**Stated goal:** Return each line of the data below exactly, omitting any pictures.

**Data excerpt:**
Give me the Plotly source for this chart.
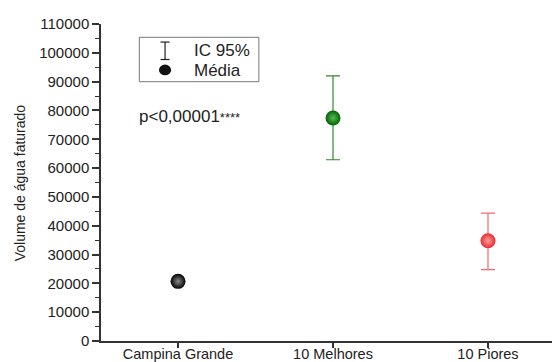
import plotly.graph_objects as go

categories = ["Campina Grande", "10 Melhores", "10 Piores"]
means = [20700, 77400, 34800]
upper = [None, 92000, 44400]
lower = [None, 62900, 24800]
center_colors = ["#8a8a8a", "#5ab85a", "#ffa0a0"]
edge_colors = ["#000000", "#006400", "#e82a30"]
bar_colors = ["#000000", "#2e8b2e", "#f06a6a"]
y_ticks = list(range(0, 110001, 10000))

FONT = "Liberation Sans, Arial, sans-serif"

fig = go.Figure()
for i, cat in enumerate(categories):
    err = None
    if upper[i] is not None:
        err = dict(type="data", symmetric=False,
                   array=[upper[i] - means[i]], arrayminus=[means[i] - lower[i]],
                   color=bar_colors[i], thickness=1.2, width=7)
    fig.add_trace(go.Scatter(
        x=[i], y=[means[i]], mode="markers",
        marker=dict(size=15, color=edge_colors[i],
                    gradient=dict(type="radial", color=center_colors[i]),
                    line=dict(width=0)),
        error_y=err, showlegend=False, hoverinfo="skip"))

fig.update_layout(
    width=552, height=362,
    margin=dict(l=101, r=0, t=24, b=21),
    paper_bgcolor="white", plot_bgcolor="white",
    font=dict(family=FONT, color="#222", size=15),
    xaxis=dict(range=[-0.497, 2.413], tickmode="array", tickvals=[0, 1, 2],
               ticktext=categories, showgrid=False, zeroline=False, automargin=False,
               showline=True, linecolor="#333", linewidth=1.5,
               ticks="outside", ticklen=5, tickwidth=1.5, tickcolor="#333",
               ticklabelstandoff=-6,
               tickfont=dict(size=14.5, family=FONT, color="#222")),
    yaxis=dict(range=[0, 110000], tickmode="array", tickvals=y_ticks, automargin=False,
               ticktext=[str(v) for v in y_ticks], showgrid=False, zeroline=False,
               showline=True, linecolor="#333", linewidth=1.5,
               ticks="outside", ticklen=7, tickwidth=1.5, tickcolor="#333",
               tickfont=dict(size=15, family=FONT, color="#222"),
               minor=dict(dtick=5000, ticks="outside", ticklen=4, tickwidth=1.2,
                          tickcolor="#333", showgrid=False)),
)

# y-axis title
fig.add_annotation(xref="paper", yref="paper", x=-0.18, y=0.5, text="Volume de água faturado",
                   textangle=-90, showarrow=False, xanchor="center", yanchor="middle",
                   font=dict(size=14, family=FONT, color="#222"))

# legend box
fig.add_shape(type="rect", xref="paper", yref="paper", x0=0.085, x1=0.350, y0=0.818, y1=0.958,
              line=dict(color="#777", width=1), fillcolor="white")
# errorbar symbol
lx = 0.142
fig.add_shape(type="line", xref="paper", yref="paper", x0=lx, x1=lx, y0=0.888, y1=0.943,
              line=dict(color="#222", width=1.2))
fig.add_shape(type="line", xref="paper", yref="paper", x0=lx - 0.01, x1=lx + 0.01, y0=0.943, y1=0.943,
              line=dict(color="#222", width=1.2))
fig.add_shape(type="line", xref="paper", yref="paper", x0=lx - 0.01, x1=lx + 0.01, y0=0.888, y1=0.888,
              line=dict(color="#222", width=1.2))
# sphere symbol
fig.add_shape(type="circle", xref="paper", yref="paper", x0=lx - 0.0135, x1=lx + 0.0135,
              y0=0.855 - 0.017, y1=0.855 + 0.017, line=dict(width=0), fillcolor="#111")
fig.add_annotation(xref="paper", yref="paper", x=0.201, y=0.916, text="IC 95%", showarrow=False,
                   xanchor="left", yanchor="middle", font=dict(size=17, family=FONT, color="#222"))
fig.add_annotation(xref="paper", yref="paper", x=0.201, y=0.853, text="Média", showarrow=False,
                   xanchor="left", yanchor="middle", font=dict(size=17, family=FONT, color="#222"))
fig.add_annotation(xref="paper", yref="paper", x=0.079, y=0.707,
                   text="p<0,00001<span style='font-size:13px'>****</span>", showarrow=False,
                   xanchor="left", yanchor="middle", font=dict(size=17, family=FONT, color="#222"))

fig.write_html("out.html")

**The response:**
Give me the Plotly source for this chart.
import plotly.graph_objects as go

categories = ["Campina Grande", "10 Melhores", "10 Piores"]
means = [20700, 77400, 34800]
upper = [None, 92000, 44400]
lower = [None, 62900, 24800]
center_colors = ["#8a8a8a", "#5ab85a", "#ffa0a0"]
edge_colors = ["#000000", "#006400", "#e82a30"]
bar_colors = ["#000000", "#2e8b2e", "#f06a6a"]
y_ticks = list(range(0, 110001, 10000))

FONT = "Liberation Sans, Arial, sans-serif"

fig = go.Figure()
for i, cat in enumerate(categories):
    err = None
    if upper[i] is not None:
        err = dict(type="data", symmetric=False,
                   array=[upper[i] - means[i]], arrayminus=[means[i] - lower[i]],
                   color=bar_colors[i], thickness=1.2, width=7)
    fig.add_trace(go.Scatter(
        x=[i], y=[means[i]], mode="markers",
        marker=dict(size=15, color=edge_colors[i],
                    gradient=dict(type="radial", color=center_colors[i]),
                    line=dict(width=0)),
        error_y=err, showlegend=False, hoverinfo="skip"))

fig.update_layout(
    width=552, height=362,
    margin=dict(l=101, r=0, t=24, b=21),
    paper_bgcolor="white", plot_bgcolor="white",
    font=dict(family=FONT, color="#222", size=15),
    xaxis=dict(range=[-0.497, 2.413], tickmode="array", tickvals=[0, 1, 2],
               ticktext=categories, showgrid=False, zeroline=False, automargin=False,
               showline=True, linecolor="#333", linewidth=1.5,
               ticks="outside", ticklen=5, tickwidth=1.5, tickcolor="#333",
               ticklabelstandoff=-6,
               tickfont=dict(size=14.5, family=FONT, color="#222")),
    yaxis=dict(range=[0, 110000], tickmode="array", tickvals=y_ticks, automargin=False,
               ticktext=[str(v) for v in y_ticks], showgrid=False, zeroline=False,
               showline=True, linecolor="#333", linewidth=1.5,
               ticks="outside", ticklen=7, tickwidth=1.5, tickcolor="#333",
               tickfont=dict(size=15, family=FONT, color="#222"),
               minor=dict(dtick=5000, ticks="outside", ticklen=4, tickwidth=1.2,
                          tickcolor="#333", showgrid=False)),
)

# y-axis title
fig.add_annotation(xref="paper", yref="paper", x=-0.18, y=0.5, text="Volume de água faturado",
                   textangle=-90, showarrow=False, xanchor="center", yanchor="middle",
                   font=dict(size=14, family=FONT, color="#222"))

# legend box
fig.add_shape(type="rect", xref="paper", yref="paper", x0=0.085, x1=0.350, y0=0.818, y1=0.958,
              line=dict(color="#777", width=1), fillcolor="white")
# errorbar symbol
lx = 0.142
fig.add_shape(type="line", xref="paper", yref="paper", x0=lx, x1=lx, y0=0.888, y1=0.943,
              line=dict(color="#222", width=1.2))
fig.add_shape(type="line", xref="paper", yref="paper", x0=lx - 0.01, x1=lx + 0.01, y0=0.943, y1=0.943,
              line=dict(color="#222", width=1.2))
fig.add_shape(type="line", xref="paper", yref="paper", x0=lx - 0.01, x1=lx + 0.01, y0=0.888, y1=0.888,
              line=dict(color="#222", width=1.2))
# sphere symbol
fig.add_shape(type="circle", xref="paper", yref="paper", x0=lx - 0.0135, x1=lx + 0.0135,
              y0=0.855 - 0.017, y1=0.855 + 0.017, line=dict(width=0), fillcolor="#111")
fig.add_annotation(xref="paper", yref="paper", x=0.201, y=0.916, text="IC 95%", showarrow=False,
                   xanchor="left", yanchor="middle", font=dict(size=17, family=FONT, color="#222"))
fig.add_annotation(xref="paper", yref="paper", x=0.201, y=0.853, text="Média", showarrow=False,
                   xanchor="left", yanchor="middle", font=dict(size=17, family=FONT, color="#222"))
fig.add_annotation(xref="paper", yref="paper", x=0.079, y=0.707,
                   text="p<0,00001<span style='font-size:13px'>****</span>", showarrow=False,
                   xanchor="left", yanchor="middle", font=dict(size=17, family=FONT, color="#222"))

fig.write_html("out.html")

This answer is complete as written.